Aim of the task:
Select every line below containing the word "chart".

Information given:
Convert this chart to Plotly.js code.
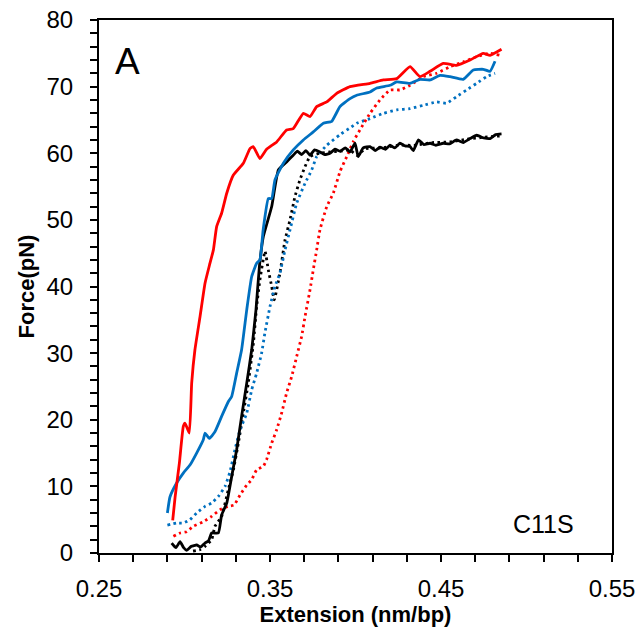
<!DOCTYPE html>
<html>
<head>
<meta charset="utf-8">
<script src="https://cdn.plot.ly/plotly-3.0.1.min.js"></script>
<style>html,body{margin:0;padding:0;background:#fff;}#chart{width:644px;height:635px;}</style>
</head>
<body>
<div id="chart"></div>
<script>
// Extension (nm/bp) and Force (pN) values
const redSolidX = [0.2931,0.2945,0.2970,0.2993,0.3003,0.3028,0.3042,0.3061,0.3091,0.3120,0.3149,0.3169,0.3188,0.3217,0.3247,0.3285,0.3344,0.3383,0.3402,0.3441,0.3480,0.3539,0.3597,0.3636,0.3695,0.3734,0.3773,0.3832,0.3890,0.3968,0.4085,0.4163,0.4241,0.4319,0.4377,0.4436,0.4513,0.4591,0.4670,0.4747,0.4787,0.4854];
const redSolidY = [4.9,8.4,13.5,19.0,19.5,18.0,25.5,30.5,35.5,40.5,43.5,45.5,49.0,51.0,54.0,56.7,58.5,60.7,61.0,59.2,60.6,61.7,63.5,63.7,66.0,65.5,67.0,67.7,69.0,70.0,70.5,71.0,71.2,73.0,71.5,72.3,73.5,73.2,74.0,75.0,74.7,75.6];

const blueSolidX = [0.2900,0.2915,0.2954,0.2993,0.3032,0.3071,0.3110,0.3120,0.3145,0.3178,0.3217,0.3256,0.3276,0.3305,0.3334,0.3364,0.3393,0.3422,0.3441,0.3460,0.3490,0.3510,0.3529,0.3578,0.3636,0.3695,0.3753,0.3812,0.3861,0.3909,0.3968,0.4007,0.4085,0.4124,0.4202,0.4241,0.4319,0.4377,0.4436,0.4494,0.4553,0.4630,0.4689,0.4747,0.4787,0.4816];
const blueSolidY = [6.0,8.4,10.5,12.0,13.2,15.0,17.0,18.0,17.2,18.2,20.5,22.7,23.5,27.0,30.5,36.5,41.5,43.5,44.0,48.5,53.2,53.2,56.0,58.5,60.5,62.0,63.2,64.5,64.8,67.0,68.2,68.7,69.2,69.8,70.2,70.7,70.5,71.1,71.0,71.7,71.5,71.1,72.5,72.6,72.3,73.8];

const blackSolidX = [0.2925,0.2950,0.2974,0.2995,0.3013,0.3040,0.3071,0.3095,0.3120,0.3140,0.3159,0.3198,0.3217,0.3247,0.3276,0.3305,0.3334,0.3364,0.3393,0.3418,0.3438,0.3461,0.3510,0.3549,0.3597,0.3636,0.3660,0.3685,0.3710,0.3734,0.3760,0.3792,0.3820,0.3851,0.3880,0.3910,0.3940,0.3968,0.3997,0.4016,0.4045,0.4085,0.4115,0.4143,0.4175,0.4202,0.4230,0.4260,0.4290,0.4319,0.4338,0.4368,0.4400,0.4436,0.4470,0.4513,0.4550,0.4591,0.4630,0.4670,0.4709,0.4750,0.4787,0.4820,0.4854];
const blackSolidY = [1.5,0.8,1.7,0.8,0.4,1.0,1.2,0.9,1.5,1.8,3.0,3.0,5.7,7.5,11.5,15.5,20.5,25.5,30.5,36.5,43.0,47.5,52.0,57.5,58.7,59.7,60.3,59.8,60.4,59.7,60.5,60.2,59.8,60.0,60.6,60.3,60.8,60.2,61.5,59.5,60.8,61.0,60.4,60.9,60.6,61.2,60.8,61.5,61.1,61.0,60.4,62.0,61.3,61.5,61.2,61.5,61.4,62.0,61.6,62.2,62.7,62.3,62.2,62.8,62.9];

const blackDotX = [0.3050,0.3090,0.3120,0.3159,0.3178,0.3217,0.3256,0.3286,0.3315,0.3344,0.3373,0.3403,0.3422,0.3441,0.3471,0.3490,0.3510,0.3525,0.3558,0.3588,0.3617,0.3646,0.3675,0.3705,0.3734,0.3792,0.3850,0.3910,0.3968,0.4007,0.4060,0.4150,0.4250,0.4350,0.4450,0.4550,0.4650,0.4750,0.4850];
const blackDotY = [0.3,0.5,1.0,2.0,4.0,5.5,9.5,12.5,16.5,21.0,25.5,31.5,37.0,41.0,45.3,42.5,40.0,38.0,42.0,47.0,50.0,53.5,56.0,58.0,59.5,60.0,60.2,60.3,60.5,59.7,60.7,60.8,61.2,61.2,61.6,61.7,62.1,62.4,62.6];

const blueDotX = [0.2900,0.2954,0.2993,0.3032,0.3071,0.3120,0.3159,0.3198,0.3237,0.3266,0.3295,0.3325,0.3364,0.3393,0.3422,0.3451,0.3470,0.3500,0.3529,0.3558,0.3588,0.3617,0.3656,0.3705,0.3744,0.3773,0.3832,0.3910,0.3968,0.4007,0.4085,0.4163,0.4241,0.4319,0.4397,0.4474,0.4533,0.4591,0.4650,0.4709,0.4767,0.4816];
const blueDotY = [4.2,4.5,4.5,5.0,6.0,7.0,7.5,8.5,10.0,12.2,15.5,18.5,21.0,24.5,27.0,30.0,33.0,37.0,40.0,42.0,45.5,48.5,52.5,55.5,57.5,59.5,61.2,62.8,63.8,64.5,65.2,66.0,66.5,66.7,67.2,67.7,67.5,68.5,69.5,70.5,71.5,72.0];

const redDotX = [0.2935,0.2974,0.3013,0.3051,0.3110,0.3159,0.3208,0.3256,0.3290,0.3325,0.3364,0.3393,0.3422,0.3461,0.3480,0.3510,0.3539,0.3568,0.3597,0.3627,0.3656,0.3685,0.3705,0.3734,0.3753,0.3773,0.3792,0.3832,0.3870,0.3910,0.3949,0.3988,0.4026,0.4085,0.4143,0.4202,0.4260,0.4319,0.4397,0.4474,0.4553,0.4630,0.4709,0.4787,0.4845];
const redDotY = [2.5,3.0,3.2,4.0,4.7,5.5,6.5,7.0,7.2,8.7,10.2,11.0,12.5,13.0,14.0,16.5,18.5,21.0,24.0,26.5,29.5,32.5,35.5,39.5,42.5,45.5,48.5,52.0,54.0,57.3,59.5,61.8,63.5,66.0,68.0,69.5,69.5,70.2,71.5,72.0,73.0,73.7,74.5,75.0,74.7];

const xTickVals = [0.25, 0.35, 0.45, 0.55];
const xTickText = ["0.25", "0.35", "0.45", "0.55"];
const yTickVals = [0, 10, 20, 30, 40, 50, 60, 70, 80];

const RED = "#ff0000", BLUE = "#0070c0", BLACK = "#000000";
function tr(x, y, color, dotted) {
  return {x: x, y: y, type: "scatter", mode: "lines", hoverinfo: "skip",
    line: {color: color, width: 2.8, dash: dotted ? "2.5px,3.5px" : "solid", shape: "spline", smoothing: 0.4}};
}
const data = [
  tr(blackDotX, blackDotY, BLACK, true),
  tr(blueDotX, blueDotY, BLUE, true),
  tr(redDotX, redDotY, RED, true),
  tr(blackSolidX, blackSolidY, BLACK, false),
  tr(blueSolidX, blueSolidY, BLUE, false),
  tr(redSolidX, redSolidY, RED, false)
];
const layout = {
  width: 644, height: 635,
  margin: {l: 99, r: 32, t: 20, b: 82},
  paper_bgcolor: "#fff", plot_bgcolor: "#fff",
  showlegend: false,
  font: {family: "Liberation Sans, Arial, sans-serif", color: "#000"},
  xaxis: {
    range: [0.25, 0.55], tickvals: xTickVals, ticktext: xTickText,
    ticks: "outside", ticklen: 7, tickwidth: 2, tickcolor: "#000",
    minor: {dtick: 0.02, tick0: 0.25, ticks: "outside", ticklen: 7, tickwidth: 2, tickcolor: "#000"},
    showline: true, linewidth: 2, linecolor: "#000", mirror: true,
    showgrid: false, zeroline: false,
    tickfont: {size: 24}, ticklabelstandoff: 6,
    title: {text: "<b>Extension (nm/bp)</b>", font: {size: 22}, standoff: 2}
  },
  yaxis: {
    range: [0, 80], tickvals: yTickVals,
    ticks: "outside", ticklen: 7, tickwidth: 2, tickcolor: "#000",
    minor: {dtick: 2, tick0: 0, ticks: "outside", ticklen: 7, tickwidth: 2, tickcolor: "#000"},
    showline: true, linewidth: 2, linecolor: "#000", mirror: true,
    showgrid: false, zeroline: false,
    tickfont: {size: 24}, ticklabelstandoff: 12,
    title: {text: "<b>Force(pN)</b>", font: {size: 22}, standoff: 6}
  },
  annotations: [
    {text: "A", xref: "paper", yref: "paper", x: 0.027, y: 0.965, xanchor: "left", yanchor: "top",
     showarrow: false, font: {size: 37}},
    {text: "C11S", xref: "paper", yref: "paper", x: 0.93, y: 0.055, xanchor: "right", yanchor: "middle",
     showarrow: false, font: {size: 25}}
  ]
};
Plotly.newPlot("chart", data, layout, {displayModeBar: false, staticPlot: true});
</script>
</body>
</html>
* * *
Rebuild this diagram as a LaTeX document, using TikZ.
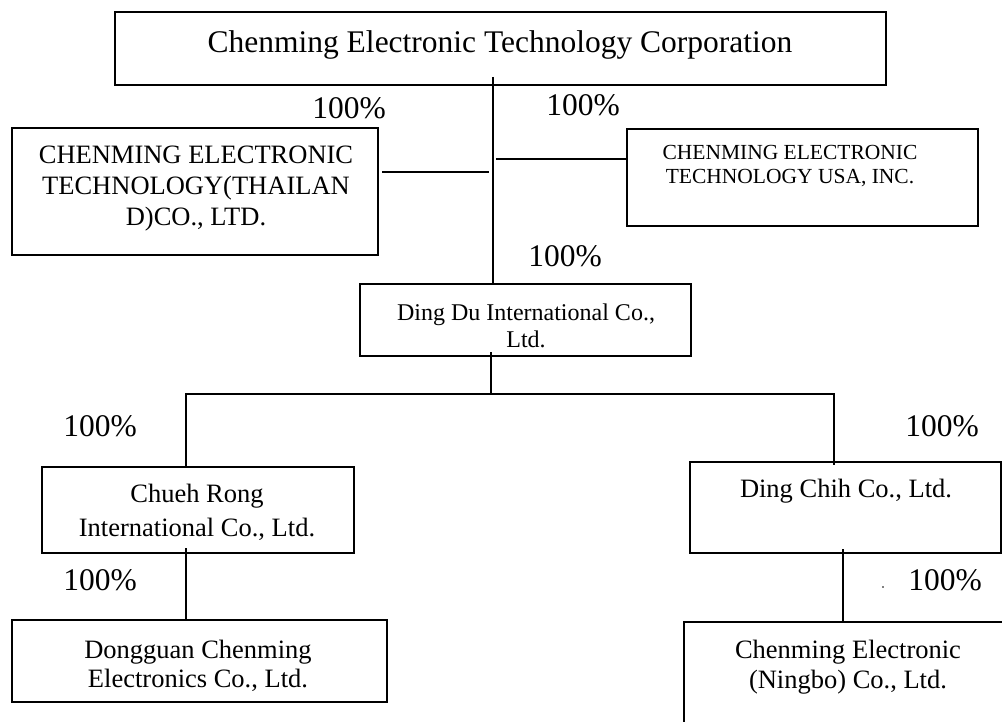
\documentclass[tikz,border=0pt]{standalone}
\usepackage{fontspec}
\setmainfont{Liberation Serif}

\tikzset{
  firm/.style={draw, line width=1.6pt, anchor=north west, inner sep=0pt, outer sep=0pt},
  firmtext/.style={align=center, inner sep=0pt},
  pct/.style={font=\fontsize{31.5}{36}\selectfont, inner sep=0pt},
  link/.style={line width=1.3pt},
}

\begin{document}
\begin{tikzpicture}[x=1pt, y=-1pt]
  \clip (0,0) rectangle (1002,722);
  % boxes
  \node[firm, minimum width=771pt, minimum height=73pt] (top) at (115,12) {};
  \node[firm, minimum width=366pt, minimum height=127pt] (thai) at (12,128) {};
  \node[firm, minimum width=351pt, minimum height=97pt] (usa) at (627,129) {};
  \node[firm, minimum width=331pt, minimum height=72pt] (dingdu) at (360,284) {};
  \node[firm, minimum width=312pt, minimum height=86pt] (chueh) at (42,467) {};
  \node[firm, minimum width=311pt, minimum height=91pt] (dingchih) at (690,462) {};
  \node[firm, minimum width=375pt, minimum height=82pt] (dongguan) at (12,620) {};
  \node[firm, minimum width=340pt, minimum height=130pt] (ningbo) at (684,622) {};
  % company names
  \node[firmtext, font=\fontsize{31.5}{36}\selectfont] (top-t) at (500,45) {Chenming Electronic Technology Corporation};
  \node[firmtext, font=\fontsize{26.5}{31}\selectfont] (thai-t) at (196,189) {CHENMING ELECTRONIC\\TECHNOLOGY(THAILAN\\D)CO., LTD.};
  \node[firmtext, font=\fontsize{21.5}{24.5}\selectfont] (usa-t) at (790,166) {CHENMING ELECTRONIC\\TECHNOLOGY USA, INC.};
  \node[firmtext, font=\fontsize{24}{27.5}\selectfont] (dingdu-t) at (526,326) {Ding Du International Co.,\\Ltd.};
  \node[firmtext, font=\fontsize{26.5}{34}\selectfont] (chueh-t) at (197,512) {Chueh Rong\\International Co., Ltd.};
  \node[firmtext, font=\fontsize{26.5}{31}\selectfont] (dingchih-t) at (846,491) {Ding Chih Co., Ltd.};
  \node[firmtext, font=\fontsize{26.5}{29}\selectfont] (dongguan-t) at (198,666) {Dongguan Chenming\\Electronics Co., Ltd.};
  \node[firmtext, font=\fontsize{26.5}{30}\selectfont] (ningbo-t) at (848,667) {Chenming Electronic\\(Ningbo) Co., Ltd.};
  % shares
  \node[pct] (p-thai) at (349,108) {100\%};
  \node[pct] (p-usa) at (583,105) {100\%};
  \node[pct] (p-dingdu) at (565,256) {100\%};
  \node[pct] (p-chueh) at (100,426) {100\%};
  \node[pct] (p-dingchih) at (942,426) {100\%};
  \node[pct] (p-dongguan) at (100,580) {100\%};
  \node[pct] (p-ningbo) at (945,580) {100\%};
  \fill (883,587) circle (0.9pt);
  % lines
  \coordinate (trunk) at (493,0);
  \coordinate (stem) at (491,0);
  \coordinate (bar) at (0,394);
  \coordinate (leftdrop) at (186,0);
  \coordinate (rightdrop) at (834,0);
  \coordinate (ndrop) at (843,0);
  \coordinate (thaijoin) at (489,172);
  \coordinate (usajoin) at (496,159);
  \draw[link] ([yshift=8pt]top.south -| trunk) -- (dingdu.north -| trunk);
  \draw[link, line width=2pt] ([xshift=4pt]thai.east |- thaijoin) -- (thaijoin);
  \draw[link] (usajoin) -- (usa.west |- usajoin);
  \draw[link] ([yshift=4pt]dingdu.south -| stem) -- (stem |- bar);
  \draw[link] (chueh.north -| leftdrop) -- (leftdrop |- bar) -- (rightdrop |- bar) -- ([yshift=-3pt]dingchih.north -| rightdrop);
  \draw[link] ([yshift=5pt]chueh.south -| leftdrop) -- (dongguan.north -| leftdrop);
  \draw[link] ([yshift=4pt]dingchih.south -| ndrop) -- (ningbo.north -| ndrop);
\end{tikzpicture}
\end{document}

Correct result:
Convert this chart to Plotly.js code.
<style>html,body{margin:0;padding:0;background:#fff;}#chart{width:644px;height:635px;}</style>
<div id="chart"></div>
Plotly.newPlot("chart", data, layout, {displayModeBar: false, staticPlot: true});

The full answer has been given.